Solar probe plus nasa to send first robotic spacecraft to sun next year
Trajectory and mission

Early conceptual designs for the Solar Probe mission used a gravity assist maneuver at Jupiter to cancel the orbital speed of the probe launched from Earth, in order to drop onto a trajectory close to the Sun. The Solar Probe Plus mission design simplifies this trajectory by using repeated gravity assists at Venus, to incrementally decrease the orbital perihelion to achieve multiple passes to approximately 8.5 solar radii, or about 6,000,000 km (3,700,000 mi).

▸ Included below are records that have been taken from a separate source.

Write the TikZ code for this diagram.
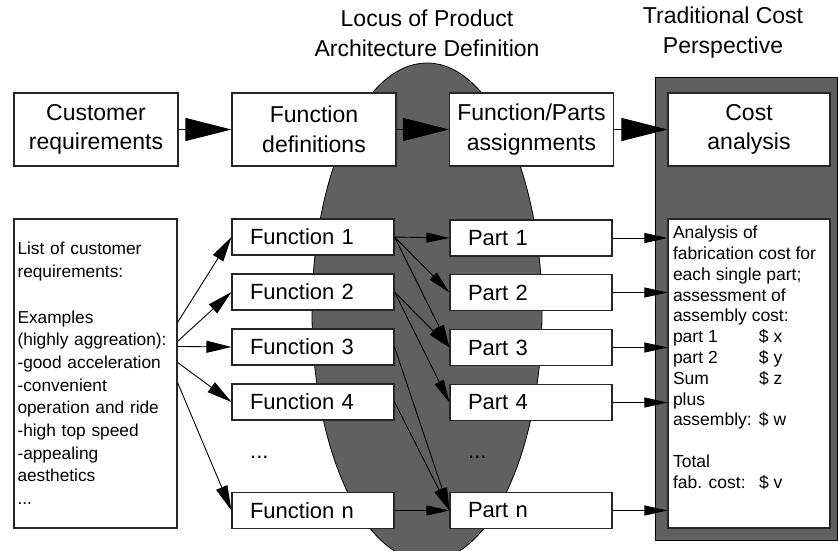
\documentclass[tikz,border=0pt]{standalone}
\usepackage{fontspec}
\setmainfont{Liberation Sans}
\usepackage{tikz}
\usetikzlibrary{arrows.meta,shapes.geometric}
\definecolor{locusgray}{RGB}{96,96,96}
\newcommand{\titlefont}{\fontsize{23}{30}\selectfont}
\newcommand{\capfont}{\fontsize{23}{29.5}\selectfont}
\newcommand{\rowfont}{\fontsize{22}{26}\selectfont}
\newcommand{\listfont}{\fontsize{17.3}{22.7}\selectfont}
\newcommand{\costfont}{\fontsize{17.5}{20.8}\selectfont}
\newcommand{\costrow}[2]{\makebox[86pt][l]{#1}\$ #2}

\begin{document}
\begin{tikzpicture}[x=1pt,y=-1pt]
\useasboundingbox (0,0) rectangle (838,550);
% grey backgrounds
\node[ellipse,draw=black,line width=0.8pt,fill=locusgray,inner sep=0pt,
      minimum width=230pt,minimum height=498pt] (locus) at (427,312) {};
\node[draw=black,line width=1pt,fill=locusgray,inner sep=0pt,
      minimum width=182pt,minimum height=463pt] (costbg) at (746,308.5) {};
\node[align=center,font=\titlefont] (loctitle) at (427,33) {Locus of Product\\Architecture Definition};
\node[align=center,font=\titlefont] (costtitle) at (723,33) {Traditional Cost\\Perspective};
\begin{scope}[every node/.style={draw=black!85,line width=1.1pt,fill=white,align=center,
              inner sep=0pt,minimum width=164pt,minimum height=73pt,font=\capfont}]
    \node (cust) at (96,129.5) {Customer\\requirements};
    \node (fdef) at (314,129.5) {Function\\definitions};
    \node (fpa) at (531.5,129.5) {Function/Parts\\assignments};
    \node[minimum width=162pt] (cost) at (749,129.5) {Cost\\analysis};
\end{scope}
\begin{scope}[every node/.style={draw=black!85,line width=1.1pt,fill=white,align=left,
              inner xsep=18pt,inner ysep=0pt,text width=126pt,minimum height=36pt,font=\rowfont}]
    \node (f1) at (313,237) {Function 1};
    \node (f2) at (313,292) {Function 2};
    \node (f3) at (313,347) {Function 3};
    \node (f4) at (313,402) {Function 4};
    \node (fn) at (313,510.5) {Function n};
    \node (p1) at (531,238) {Part 1};
    \node (p2) at (531,292.5) {Part 2};
    \node (p3) at (531,347.5) {Part 3};
    \node (p4) at (531,402.5) {Part 4};
    \node (pn) at (531,510.5) {Part n};
\end{scope}
\node[anchor=west,inner sep=0pt,font=\rowfont] (fdots) at (250,457) {...};
\node[anchor=west,inner sep=0pt,font=\rowfont] (pdots) at (468,457) {...};
\node[draw=black!85,line width=1.1pt,fill=white,align=left,inner xsep=3.5pt,inner ysep=0pt,
      text width=156pt,minimum height=309pt,font=\listfont] (list) at (95.5,373.5)
    {List of customer\\requirements:\\\mbox{}\\Examples\\\mbox{(highly aggreation):}\\-good acceleration\\
     -convenient\\operation and ride\\-high top speed\\-appealing\\aesthetics\\...};
\node[draw=black!85,line width=1.1pt,fill=white,inner xsep=5pt,inner ysep=7pt,
      minimum height=309pt,font=\costfont] (costs) at (749,373.5)
    {\parbox[c][295pt][t]{152pt}{\raggedright
     Analysis of\\fabrication cost for\\each single part;\\assessment of\\assembly cost:\\
     \costrow{part 1}{x}\\\costrow{part 2}{y}\\\costrow{Sum}{z}\\plus\\\costrow{assembly:}{w}\\
     \mbox{}\\Total\\\costrow{fab. cost:}{v}}};
% main flow
\begin{scope}[>={Triangle[length=46pt,width=23pt]},
              every edge/.style={draw=black,line width=1pt}]
    \path [->] (cust) edge (fdef);
    \path [->] (fdef) edge (fpa);
    \path [->] (fpa) edge (cost);
\end{scope}
% requirements to functions
\begin{scope}[>={Triangle[length=25pt,width=12pt]},
              every edge/.style={draw=black,line width=0.9pt}]
    \path [->] ([yshift=-104pt]list.north east) edge (f1.west);
    \path [->] ([yshift=-123pt]list.north east) edge (f2.west);
    \path [->] ([yshift=-128pt]list.north east) edge (f3.west);
    \path [->] ([yshift=-144pt]list.north east) edge (f4.west);
    \path [->] ([yshift=-164pt]list.north east) edge (fn.west);
\end{scope}
% functions to parts, parts to cost
\begin{scope}[>={Triangle[length=23pt,width=10pt]},
              every edge/.style={draw=black,line width=0.9pt}]
    \path [->] (f1.east) edge (p1.west);
    \path [->] (f1.east) edge (p2.west);
    \path [->] (f1.east) edge (p3.west);
    \path [->] (f2.east) edge (p3.west);
    \path [->] (f2.east) edge (p4.west);
    \path [->] (f3.east) edge (pn.west);
    \path [->] (f4.east) edge (pn.west);
    \path [->] (fn.east) edge (pn.west);
    \path [->] (p1.east) edge (costs.west |- p1.east);
    \path [->] (p2.east) edge (costs.west |- p2.east);
    \path [->] (p3.east) edge (costs.west |- p3.east);
    \path [->] (p4.east) edge (costs.west |- p4.east);
    \path [->] (pn.east) edge (costs.west |- pn.east);
\end{scope}
\end{tikzpicture}
\end{document}
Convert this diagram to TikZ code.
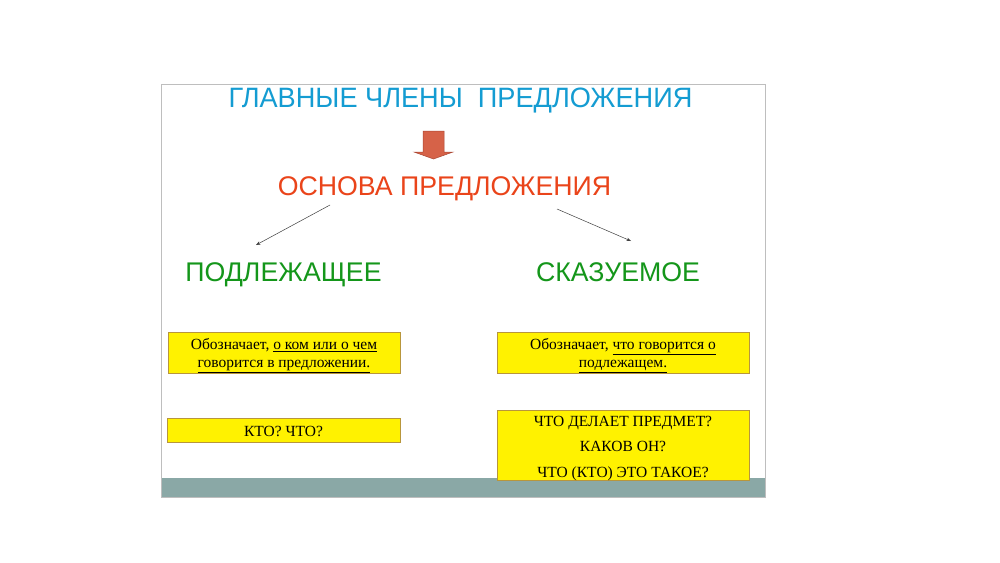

The mission is designed to survive the harsh environment near the Sun, where the incident solar intensity is approximately 520 times the intensity at Earth orbit, by the use of a solar shadow-shield. The solar shield, at the front of the spacecraft, is made of reinforced carbon-carbon composite. The spacecraft systems, and the scientific instruments, are located in the umbra of the shield, where direct light from the sun is fully blocked. The primary power for the mission will be by use of a dual system of photovoltaic arrays. A primary photovoltaic array, used for the portion of the mission outside 0.25 AU, is retracted behind the shadow shield during the close approach to the Sun, and a much smaller secondary array powers the spacecraft through closest approach. This secondary array uses pumped-fluid cooling to maintain operating temperature.

As the probe passes around the Sun, it will achieve a velocity of up to 200 km/s (120 mi/s) making it by any measure, the fastest manmade object ever, almost three times faster than the current record holder, Helios 2.